Tuesday, 10 April 2018

Phone For Life

The Phoneblocks concept 
Could closed integrated systems be closing innovation and development in the smartphone market?

Over the last decade smartphones had been developing quickly - smartphone makers released news phones every year and people typically replaced their phones every 2 or 3. However, smartphone innovation has slowed to a crawl and doesn't seem to be going anywhere fast anymore ... the annual new phone releases are for the most part small incremental changes. Smartphones today seem good enough - its no longer really necessary to change your phone every two or three years ... yet the market and products we have are locked into the short product cycle of the past. Nowhere is this more evident than with smartphone batteries and with the iPhone slowdown update - while Apple said this was to prevent older phones shutting people were suspicious that this was to "encourage" them to buy a new phone. Apple subsequently apologised and reduced the price of a battery replacement with the logic ..."replacing an affected iPhone's battery also restores its performance" 
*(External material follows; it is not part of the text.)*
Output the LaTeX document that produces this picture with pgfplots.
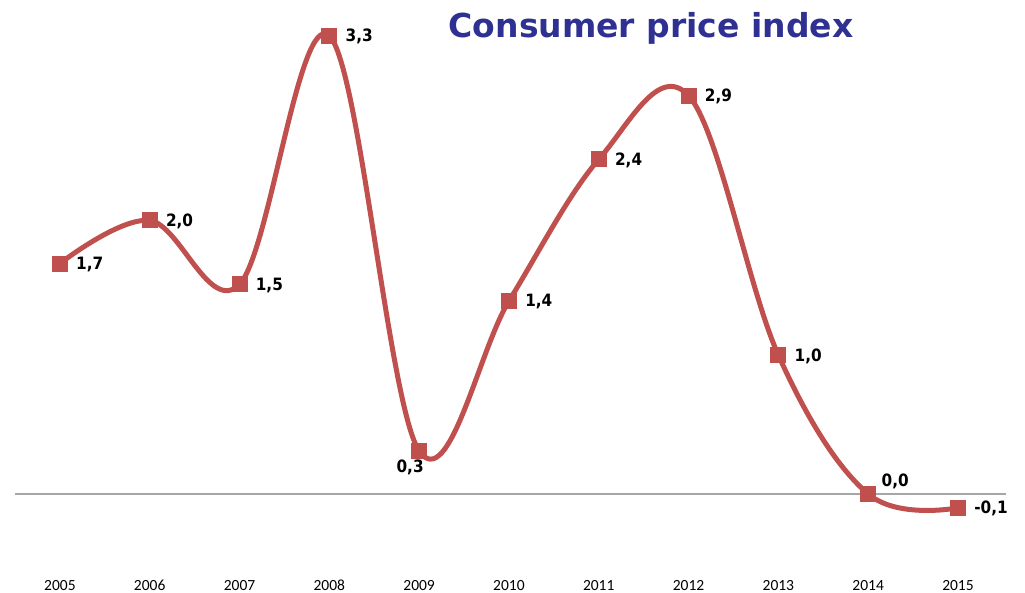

Once upon a time it was normal to be able to change the batteries in our smartphones and even longer ago, when smartphones were known as PDAs we could even buy jackets to give them additional power and functions. The development of the smartphone seems to have gone the same way as the PC ... initially very modular with rapid development and innovation they eventually became increasingly closed and integrated and either causally or coincidentally development and innovation slowed.

Given that we carry our phones around with us all the time its not surprising that so many get broken so quickly ... its probably the case that all of us have dropped and damaged  a smartphone screen at some time and the cost of repair is so high we might as well get a new phone ... especially if the damaged phone is a few years old. 

Without upgrade capability and with expensive and limited repair options Smartphones can for most of use be pretty much thought of sealed and disposable products and very expensive disposable products at that. 

Sealed and disposable by design and with people now so dependent and even addicted to their smartphones the industry is intent on holding people to ransom and forcing them to replace their phones every three years at the most ... Google for example stating that for Android "After 3 years, we can't guarantee more updates".

The smartphone market has matured and rather than the hotbed of innovation it once was it now all the hallmarks of a deathbed and a protection racket.

Could open modular smartphones be the next big thing for smartphones ... just imagine smartphone hardware that you could customise, mix and match, repair and maintain and upgrade or downgrade.

Could open modular smartphones give new life to smartphone development and innovation ... imagine an open ecosystem of module suppliers and a market for second hand modules. Imagine being able to add in new screens, batteries, AI modules, 3D scanning and depth sensing, 360 imagery, higher definition cameras, new generation networking and having your smartphone and its modules as part of new ecosystems such as wearable IoT and home automation.

Could open modular smartphones give new life to smartphones or will the spark just create frankenstein monsters - the concept is good in theory but difficult to achieve in an acceptable way in practice. Besides, open modularity usually occurs in the hotbed at the beginning of innovation cycles rather than the death bed of mature technologies where sunk investments and the force of gravity slow sink innovations into black holes. 

Open and modular smartphones will never happen because its not in the interests of the industry ... while some such as Google experimented with the a modular smartphone  (project Ara) as a platform technology but ultimately pulled the plug ... preferring to hold people to ransom with the products they had. Google's Ara was interesting but as platform tech it wasn't the type of open tech I have in mind. 

Imagine a phone for life ... one that you could repair and re-mix over time ... it will never happen though .... the next big thing will happen with some other type of tech but we can always wonder.